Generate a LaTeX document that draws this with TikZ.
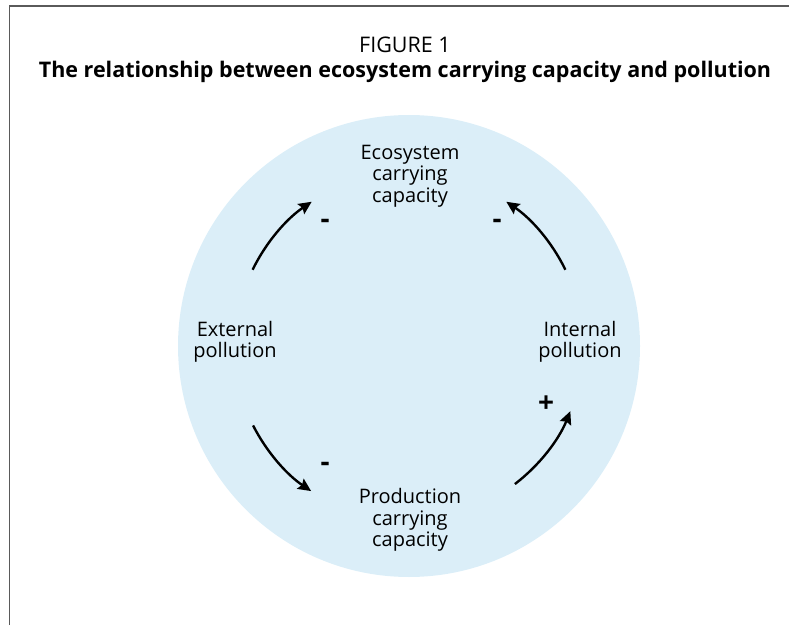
\documentclass[tikz,border=0pt]{standalone}
\usepackage{fontspec}
\setmainfont{Open Sans}
\usetikzlibrary{positioning,arrows.meta,calc}
\definecolor{paleblue}{RGB}{219,238,248}
\definecolor{framegray}{RGB}{90,90,90}
\begin{document}
\begin{tikzpicture}[x=1pt,y=1pt,
 lbl/.style={align=center,inner sep=0pt,font=\fontsize{20}{21.5}\selectfont},
 sgn/.style={inner sep=0pt,font=\fontsize{28}{28}\selectfont\bfseries},
 arr/.style={-{Stealth[length=13pt,width=12pt,inset=2pt]},line width=2.4pt,draw=black}]
\useasboundingbox (0,0) rectangle (789,625);
\draw[framegray,line width=1.5pt] (9.5,0)--(9.5,619)--(789,619);
\node[circle,fill=paleblue,minimum size=462pt,inner sep=0pt] (disc) at (409,279) {};
\node[inner sep=0pt,font=\fontsize{21.5}{24}\selectfont] (fig) at (405,580) {FIGURE 1};
\node[inner sep=0pt,font=\fontsize{21.5}{24}\selectfont\bfseries] (title) at (405,553) {The relationship between ecosystem carrying capacity and pollution};
\node[lbl] (eco) at (410,449) {Ecosystem\\carrying\\capacity};
\node[lbl] (ext) at (235,283) {External\\pollution};
\node[lbl] (int) at (580,283) {Internal\\pollution};
\node[lbl] (prod) at (410,105) {Production\\carrying\\capacity};
% arc ends around the disc centre
\coordinate (tl) at ($(disc.center)+(154:174pt)$);
\coordinate (tr) at ($(disc.center)+(26:174pt)$);
\coordinate (bl) at ($(disc.center)+(207:175pt)$);
\coordinate (br) at ($(disc.center)+(-52.5:174pt)$);
\draw[arr] (tl) arc[start angle=154,end angle=124,radius=174pt];
\draw[arr] (tr) arc[start angle=26,end angle=56,radius=174pt];
\draw[arr] (bl) arc[start angle=207,end angle=236,radius=175pt];
\draw[arr] (br) arc[start angle=-52.5,end angle=-22,radius=174pt];
\node[sgn] (s1) at (325,401) {-};
\node[sgn] (s2) at (497,401) {-};
\node[sgn] (s3) at (325,158) {-};
\node[sgn] (s4) at (546,221) {+};
\end{tikzpicture}
\end{document}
________________________
Transcribe all the data word for word; the images stay out.

Generate a LaTeX document that draws this with TikZ.
\documentclass[tikz,border=0pt]{standalone}
\usepackage{fontspec}
\setmainfont{Open Sans}
\usetikzlibrary{positioning,arrows.meta,calc}
\definecolor{paleblue}{RGB}{219,238,248}
\definecolor{framegray}{RGB}{90,90,90}
\begin{document}
\begin{tikzpicture}[x=1pt,y=1pt,
 lbl/.style={align=center,inner sep=0pt,font=\fontsize{20}{21.5}\selectfont},
 sgn/.style={inner sep=0pt,font=\fontsize{28}{28}\selectfont\bfseries},
 arr/.style={-{Stealth[length=13pt,width=12pt,inset=2pt]},line width=2.4pt,draw=black}]
\useasboundingbox (0,0) rectangle (789,625);
\draw[framegray,line width=1.5pt] (9.5,0)--(9.5,619)--(789,619);
\node[circle,fill=paleblue,minimum size=462pt,inner sep=0pt] (disc) at (409,279) {};
\node[inner sep=0pt,font=\fontsize{21.5}{24}\selectfont] (fig) at (405,580) {FIGURE 1};
\node[inner sep=0pt,font=\fontsize{21.5}{24}\selectfont\bfseries] (title) at (405,553) {The relationship between ecosystem carrying capacity and pollution};
\node[lbl] (eco) at (410,449) {Ecosystem\\carrying\\capacity};
\node[lbl] (ext) at (235,283) {External\\pollution};
\node[lbl] (int) at (580,283) {Internal\\pollution};
\node[lbl] (prod) at (410,105) {Production\\carrying\\capacity};
% arc ends around the disc centre
\coordinate (tl) at ($(disc.center)+(154:174pt)$);
\coordinate (tr) at ($(disc.center)+(26:174pt)$);
\coordinate (bl) at ($(disc.center)+(207:175pt)$);
\coordinate (br) at ($(disc.center)+(-52.5:174pt)$);
\draw[arr] (tl) arc[start angle=154,end angle=124,radius=174pt];
\draw[arr] (tr) arc[start angle=26,end angle=56,radius=174pt];
\draw[arr] (bl) arc[start angle=207,end angle=236,radius=175pt];
\draw[arr] (br) arc[start angle=-52.5,end angle=-22,radius=174pt];
\node[sgn] (s1) at (325,401) {-};
\node[sgn] (s2) at (497,401) {-};
\node[sgn] (s3) at (325,158) {-};
\node[sgn] (s4) at (546,221) {+};
\end{tikzpicture}
\end{document}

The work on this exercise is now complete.